Think of certain price levels as floors and ceilings. Prices often bounce off these levels. The floor (support) is where prices tend to stop going down, and the ceiling (resistance) is where prices often stop going up.
Identifying support and resistance helps you understand the overall direction a stock might be heading. Traders often make decisions at these levels. For example, they might buy when the price hits support or sell when it approaches to resistance. Also Once a support level is broken, it can become resistance, and vice versa.
3. Trends:
Trendlines are drawn on a chart to represent the direction of the market trend. They help traders identify the prevailing trend and potential reversal points. Generally we see three types of trend Uptrend, Downtrend and Sideways trend.
![Sideways trend](https://the-learningfinance.com/wp-content/uploads/2024/01/photo_6174896652536625261_y-1024x486.jpg)
In an uptrend, the highs and lows generally get higher and In a downtrend, they get lower. Traders often draw lines connecting the highs or lows on a chart to visualize trends. These lines are called trendlines. These trends can be for short-term (days or weeks), medium-term (months), or long-term (years). The duration depends on the time frame you’re looking at.
![Trends](https://the-learningfinance.com/wp-content/uploads/2024/01/photo_6174896652536625262_y-933x1024.jpg)
Sometimes, trends change direction. An uptrend might turn into a downtrend, and downtrend turn into a uptrend. This is called a trend reversal. Understanding the trend helps traders and investors make decisions. For example, in an uptrend, they might consider buying, and in a downtrend, they might consider selling.
Also Read: Top 10 Chart Pattern
4. Volume Analysis:
Volume refers to the number of shares traded in a particular stock or the market as a whole during a given period, like a day or a week. We think of volume as the “activity level” in the market. It tells you how many people are buying and selling stocks.
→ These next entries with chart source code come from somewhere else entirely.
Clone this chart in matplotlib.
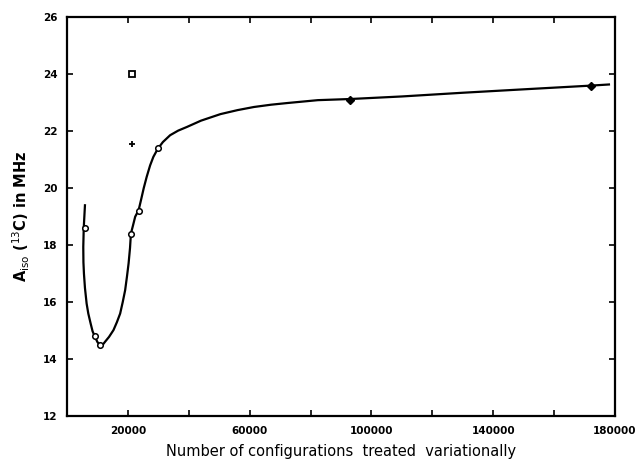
# Запуск: python plot.py
# Зависимость A_iso(13C) от числа конфигураций

import matplotlib.pyplot as plt

# Экспериментальные точки (кружки)
conf_points = [5900, 9100, 10800, 21000, 23600, 29800]
a_points = [18.6, 14.8, 14.5, 18.4, 19.2, 21.4]

# Точки при больших расчётах (залитые)
conf_big = [93000, 172000]
a_big = [23.1, 23.6]

# Отдельные значения: квадрат и крестик
conf_square = [21200]
a_square = [24.0]
conf_plus = [21200]
a_plus = [21.55]

# Плавная кривая
curve_x = [5900, 5700, 5500, 5350, 5400, 5570, 5900, 6450, 7000, 7770, 8400,
           9190, 10000, 10850, 11700, 12500, 13800, 15270, 16400, 17460,
           18300, 19100, 19700, 20230, 20700, 21000, 21700, 22400, 23530,
           24300, 25200, 26180, 27300, 28370, 29800, 31500, 33880, 36500,
           39400, 44000, 50400, 56000, 61400, 67000, 72460, 82370, 93000,
           110000, 130000, 150000, 172000, 178000]
curve_y = [19.40, 19.0, 18.6, 17.94, 17.4, 17.0, 16.5, 15.95, 15.6, 15.25,
           14.98, 14.78, 14.6, 14.49, 14.5, 14.61, 14.78, 15.02, 15.3, 15.6,
           16.0, 16.42, 16.9, 17.36, 17.9, 18.41, 18.7, 19.0, 19.23,
           19.58, 20.0, 20.4, 20.8, 21.1, 21.38, 21.62, 21.86, 22.02,
           22.15, 22.37, 22.6, 22.74, 22.85, 22.93, 22.99, 23.09, 23.13,
           23.22, 23.35, 23.47, 23.6, 23.64]

x_ticks = list(range(0, 180001, 20000))
x_labels = ['', '20000', '', '60000', '', '100000', '', '140000', '', '180000']
y_ticks = [12, 14, 16, 18, 20, 22, 24, 26]


def main():
    fig = plt.figure(figsize=(6.38, 4.66), dpi=100)
    ax = fig.add_axes([0.105, 0.107, 0.859, 0.856])

    # кривая
    ax.plot(curve_x, curve_y, color='black', lw=1.6, zorder=2,
            solid_joinstyle='round')

    # точки
    ax.plot(conf_points, a_points, linestyle='none', marker='o', ms=4,
            mfc='white', mec='black', mew=1.1, zorder=3)
    ax.plot(conf_big, a_big, linestyle='none', marker='D', ms=4,
            color='black', zorder=3)
    ax.plot(conf_square, a_square, linestyle='none', marker='s', ms=5,
            mfc='white', mec='black', mew=1.3, zorder=3)
    ax.plot(conf_plus, a_plus, linestyle='none', marker='+', ms=5,
            color='black', mew=1.3, zorder=3)

    ax.set_xlim(0, 180000)
    ax.set_ylim(12, 26)
    ax.set_xticks(x_ticks)
    ax.set_xticklabels(x_labels, fontsize=7.5, fontweight='bold')
    ax.set_yticks(y_ticks)
    ax.set_yticklabels([str(v) for v in y_ticks], fontsize=7.5, fontweight='bold')
    ax.tick_params(direction='in', length=4, width=1.2, top=True, right=True, pad=7)

    for sp in ax.spines.values():
        sp.set_linewidth(1.6)

    ax.set_xlabel('Number of configurations  treated  variationally',
                  fontsize=10.5, labelpad=6)
    ax.set_ylabel(r'A$_{\rm iso}$ ($^{13}$C) in MHz', fontsize=10.5,
                  fontweight='bold', labelpad=8)

    fig.savefig('out.png', dpi=100)


if __name__ == '__main__':
    main()
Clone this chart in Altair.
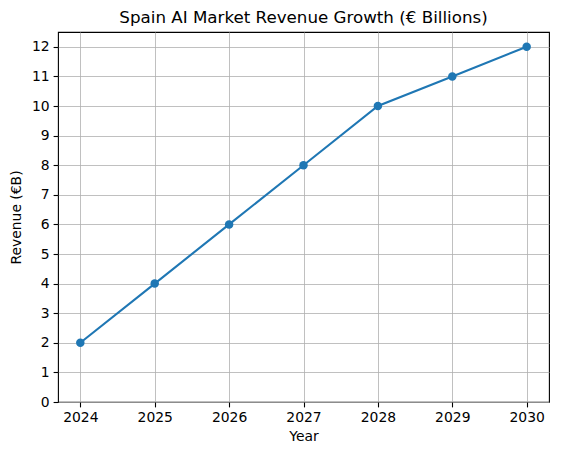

In an uptrend, increasing volume can be a positive sign, confirming the strength of the trend. In a downtrend, increasing volume might indicate strong selling pressure. Changes in volume can sometimes indicate a trend reversal. For instance, a decrease in volume during an uptrend might signal a potential reversal to a downtrend.
Volume is often used as a confirmation tool. If a price move is accompanied by high volume, it suggests that the move is more likely to be sustained or not. Traders may compare current volume to average volume levels to determine if the current activity is unusually high or low.
Summary:
Traders who employ price action analysis typically aim to identify high-probability trading opportunities based on historical price movements. By understanding the psychology of market participants reflected in the price action, traders can make more informed decisions and develop effective trading strategies. It’s important to note that successful price action trading requires experience, discipline, and a thorough understanding of market dynamics.